The buffalo chicken is quick and easy to make and they are slightly crispy and just saucy enough; and that is just the way I love my buffalo chicken. Personally I prefer to use Frank’s Red Hot Sauce for my buffalo chicken but you can use any hot sauce that you have available. I do advise against avoiding sauces with additional flavours. And with it being spring a fresh new season, I decided to pull on the crispiness of a granny smith apple. The apple brings a different freshness then the typical celery which I greatly enjoy. And since trying this I do not see myself going back to celery with my buffalo wings and maybe you won’t either. I also decided to zest up my blue cheese sauce, literally speaking. Lemon zest works wonders when you combine it with that blue cheese. It cuts the sharpness of the cheese just enough and adds even more freshness to this wrap, I’m telling you it takes it up a level that you won’t want to come down from…ever.
This recipe is definitely going to be on my short list for when I need something fresh yet spicy and oh so filling. Just thinking about it makes me want to whip up another batch.
- 3 Chicken Breasts
- 6 Mini Tortilla Wraps
- 3 cups Spinach (loosely packed)
- 1 ½ cups of Vegetable Oil
- 1 cup Corn Flour
- 1 teaspoon Salt
- 1 teaspoon Black Pepper
- 1 teaspoon Garlic Pepper
Blue Cheese Dressing
- 50 grams Mild Blue Cheese
- 2 tablespoons Mayonnaise
- 1 tablespoon Sour Cream
- Zest of 1 Lemon
- ¾ cups Hot Sauce
- 1 tablespoon Butter
- 1 Granny Smith Apple
- Blue Cheese
- Using the back of a spoon break down the blue cheese until it is as creamy as possible. Add in the sour cream and mayonnaise and thoroughly combine. For a creamier consistency increase the amount of mayonnaise (alternatively add greek yogurt). Add in the lemon zest and combine.
Apple Topping Core and dice the apple into ½ inch square pieces and set aside.
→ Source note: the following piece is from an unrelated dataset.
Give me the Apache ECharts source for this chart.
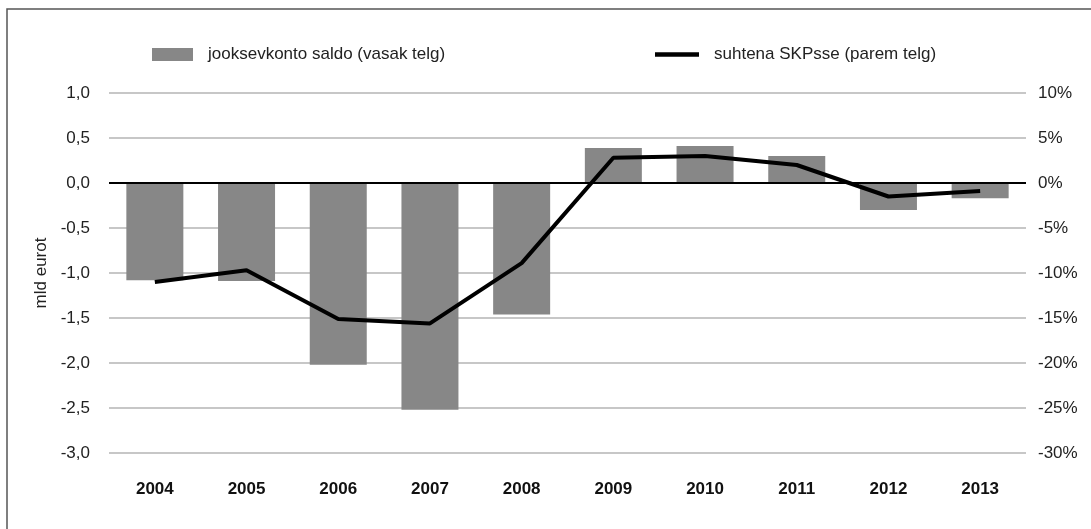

- SAUCE: Over low-medium heat melt butter in a sauce pan. Once butter has melted add in hot sauce and thoroughly combine. Remove from heat and set aside until needed.
Chicken Heat oven to 120°F (50°C). Heat oil in a large frying pan over medium heat. In a large bowl spread the corn flour and set aside. Cut chicken breast into portions which are 3 inches long and 1½ inches wide. Using salt, black pepper and garlic salt season the chicken strips. Individually coat chicken strips in the corn flour and shake off any excess coating before placing into hot oil. Cook chicken for 3-4 minutes either side. Remove fried strips and place in oven on a wire racked backing pan to keep warm.
- Reheat butter and hot sauce mixture. Remove cooked chicken strips from the oven and coat all of them in hot sauce mixture.
- On the tortilla wraps first layer spinach followed by buffalo chicken strips. Top with zesty blue cheese and finish with chopped apples.